Marcelo Figueroa
“Ya no los llamo siervos, porque el siervo no está al tanto de lo que hace su señor; yo los he llamado amigos…” (Juan 15,15)
Esas eternas y proféticas palabras apostólicas pronunciadas por Jesús previas a su Pascua, vienen inmediatamente a mi memoria al pensar en la comunión íntima del Señor Jesús con Jorge M. Bergoglio, el Papa Francisco, quien acaba de transitar su propia Pascua. Reservada para unos pocos, solo para quienes saben discernir los pensamientos del Galileo, para quienes buscan incansablemente seguir sus pisadas en la arena de la vida y de su Iglesia, para quienes pueden dialogan con él cotidianamente con ternura y cercanía y para quienes descubrieron en el rosto de los últimos del mundo la dulce mirada del Hijo del hombre. Bergoglio fue amigo de Jesús, Jesús es amigo de Bergoglio. Hoy estos amigos están juntos con el Padre.
Con el permiso de los lectores, no puedo, no quiero y no siento despedir Jorge o a Francisco, sin pensar en esa amistad para con quien escribe estas líneas. Amistad siempre inalcanzablemente asimétrica en términos de grandeza, de jerarquía y de espiritualidad. Termino amigo, que el mismo en un reportaje publicado hace diez años en este periódico calificó como “sagrada”, y que él decidió utilizarla para conmigo. Un amigo, un hermano, un consejero, un padre espiritual, una guía en el camino del ecumenismo y quien me enseñó con su vida y sus palabras nuevas llaves hermenéuticas para releer y transitar los Evangelios. Un amigo que estuvo cerca, muy cerca de mi vida y la de mi familia en los buenos tiempos, pero especialmente en los de dolor, desamparo y enfermedad. Un amigo que me permitió tener en los últimos veinticinco años un diálogo abierto, franco, sincero y trascendente. Un amigo que me abrió la puerta de parte de su familia en Buenos Aires para que pueda intentar ser puente de cercanía y ayuda.

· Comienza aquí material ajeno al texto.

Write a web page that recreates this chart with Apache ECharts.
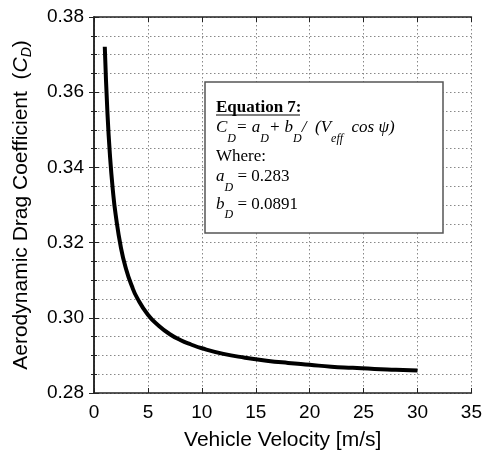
<!DOCTYPE html>
<html><head><meta charset="utf-8">
<script src="https://cdn.jsdelivr.net/npm/echarts@6/dist/echarts.min.js"></script>
<style>html,body{margin:0;padding:0;background:#fff}#c{width:485px;height:459px}</style>
</head><body><div id="c"></div>
<script>
var velocity = [1,1.25,1.5,1.75,2,2.5,3,3.5,4,5,6,7,8,9,10,12,14,16,18,20,22,24,26,28,30];
var dragCoef = [0.3721,0.3543,0.3424,0.3339,0.3276,0.3186,0.3127,0.3085,0.3053,0.3008,0.2979,0.2957,0.2941,0.2929,0.2919,0.2904,0.2894,0.2886,0.2880,0.2875,0.2870,0.2867,0.2864,0.2862,0.2860];
var xTicks = [0,5,10,15,20,25,30,35];
var yTicks = [0.28,0.30,0.32,0.34,0.36,0.38];

var chart = echarts.init(document.getElementById('c'));
var sansFont = '"Liberation Sans", Arial, sans-serif';
var serifFont = '"Liberation Serif", "Times New Roman", serif';
var dotted = {show:true, lineStyle:{color:'#888', type:[1.5,2.5], width:1}};
var axLine = {show:true, lineStyle:{color:'#222', width:1.5}};
var pts = velocity.map(function(v,i){return [v, dragCoef[i]];});

var rich = {
  n:{fontSize:17, fontFamily:serifFont, color:'#000', lineHeight:20, verticalAlign:'top'},
  i:{fontSize:17, fontFamily:serifFont, fontStyle:'italic', color:'#000', lineHeight:20, verticalAlign:'top'},
  b:{fontSize:17, fontFamily:serifFont, fontWeight:'bold', color:'#000', lineHeight:20, verticalAlign:'top'},
  s:{fontSize:12, fontFamily:serifFont, fontStyle:'italic', color:'#000', lineHeight:25, verticalAlign:'bottom'}
};
function boxLine(txt, y){
  return {type:'text', x:216, y:y, z:11, style:{text:txt, rich:rich, verticalAlign:'top', align:'left'}};
}

chart.setOption({
  animation:false,
  grid:{left:94, right:13, top:17, bottom:66},
  xAxis:[{
    type:'value', min:xTicks[0], max:xTicks[xTicks.length-1], interval:5,
    name:'Vehicle Velocity [m/s]', nameLocation:'middle', nameGap:37,
    nameTextStyle:{fontFamily:sansFont, fontSize:21, color:'#000'},
    axisLine:axLine, axisTick:{show:true, inside:true, length:5, lineStyle:{color:'#222'}},
    axisLabel:{fontFamily:sansFont, fontSize:19, color:'#000', margin:10},
    splitLine:dotted
  },{
    type:'value', position:'top', min:xTicks[0], max:xTicks[xTicks.length-1], interval:5,
    axisLine:axLine, axisTick:{show:true, inside:true, length:5, lineStyle:{color:'#222'}},
    axisLabel:{show:false}, splitLine:{show:false}
  }],
  yAxis:[{
    type:'value', min:yTicks[0], max:yTicks[yTicks.length-1], interval:0.02,
    name:'{t|Aerodynamic Drag Coefficient  (}{c|C}{d|D}{t|)}', nameLocation:'middle', nameGap:60,
    nameTextStyle:{rich:{
      t:{fontFamily:sansFont, fontSize:21, color:'#000', lineHeight:26},
      c:{fontFamily:sansFont, fontSize:21, fontStyle:'italic', color:'#000', lineHeight:26},
      d:{fontFamily:sansFont, fontSize:14, fontStyle:'italic', color:'#000', lineHeight:8, verticalAlign:'bottom'}
    }},
    axisLine:axLine, axisTick:{show:true, inside:true, length:5, lineStyle:{color:'#222'}},
    minorTick:{show:true, splitNumber:4, length:3, lineStyle:{color:'#222'}},
    axisLabel:{fontFamily:sansFont, fontSize:19, color:'#000', margin:10, formatter:function(v){return v.toFixed(2);}},
    splitLine:dotted, minorSplitLine:dotted
  },{
    type:'value', position:'right', min:yTicks[0], max:yTicks[yTicks.length-1], interval:0.02,
    axisLine:axLine, axisTick:{show:true, inside:true, length:5, lineStyle:{color:'#222'}},
    minorTick:{show:true, splitNumber:4, length:3, lineStyle:{color:'#222'}},
    axisLabel:{show:false}, splitLine:{show:false}
  }],
  series:[{
    type:'line', data:pts, smooth:true, showSymbol:false,
    lineStyle:{color:'#000', width:4}, z:3
  }],
  graphic:[{
    type:'rect', shape:{x:205, y:82, width:238, height:151},
    style:{fill:'#fff', stroke:'#555', lineWidth:1.5}, z:10
  },
  boxLine('{b|Equation 7:}', 99),
  boxLine('{i|C}{s|D}{i|= a}{s|D}{i|+ b}{s|D}{i|/  (V}{s|eff}{i|  cos ψ)}', 119.5),
  boxLine('{n|Where:}', 148.5),
  boxLine('{i|a}{s|D}{n| = 0.283}', 168.5),
  boxLine('{i|b}{s|D}{n| = 0.0891}', 196),
  {
    type:'line', shape:{x1:216, y1:115, x2:300, y2:115}, style:{stroke:'#000', lineWidth:1.2}, z:12
  }]
});
</script></body></html>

Hoy despido a un amigo. Mi corazón de desangra en dolor, nostalgia y pena infinita. Mi fe cristiana me acerca el aceite de la esperanza en la vida eterna donde ahora descansa en la paz que sobrepasa todo entendimiento. “Bienaventurados de aquí en adelante los muertos que mueren en el Señor. Si, dice el Espíritu, descansarán de sus trabajos, porque sus obras los siguen” (Apocalipsis 14,13). Las obras y el legado del amigo de Jesús lo seguirán por siempre. A nosotros, quienes el kairos de Dios nos regaló ser testigos presenciales de estos tiempos de gracias divina nos toca la enorme responsabilidad y el privilegio de difundir, profundizar y enseñar ese legado testimonial y vivencial. ¡Queda muchísimo y buen trabajo por hacer querido amigo, mucho de lo que nos has dejado para acercar a las nuevas generaciones!
Pero hoy, querido amigo, déjame tomar un tiempo de reflexión, de búsqueda de consuelo, de recordar y extrañar una y otra vez tu voz, tus abrazos y tus miradas. Tu amigo que se quedó en el fin de mundo, con quien hicimos algunos “líos” en los medios de comunicación y compartimos diálogos siempre abiertos e inconclusos, necesita pedir a Dios caminar esta distancia con la esperanza de un reencuentro. Mientras tanto, solo puedo decirle al amigo de Jesús. ¡Muchas gracias de este humilde amigo protestante!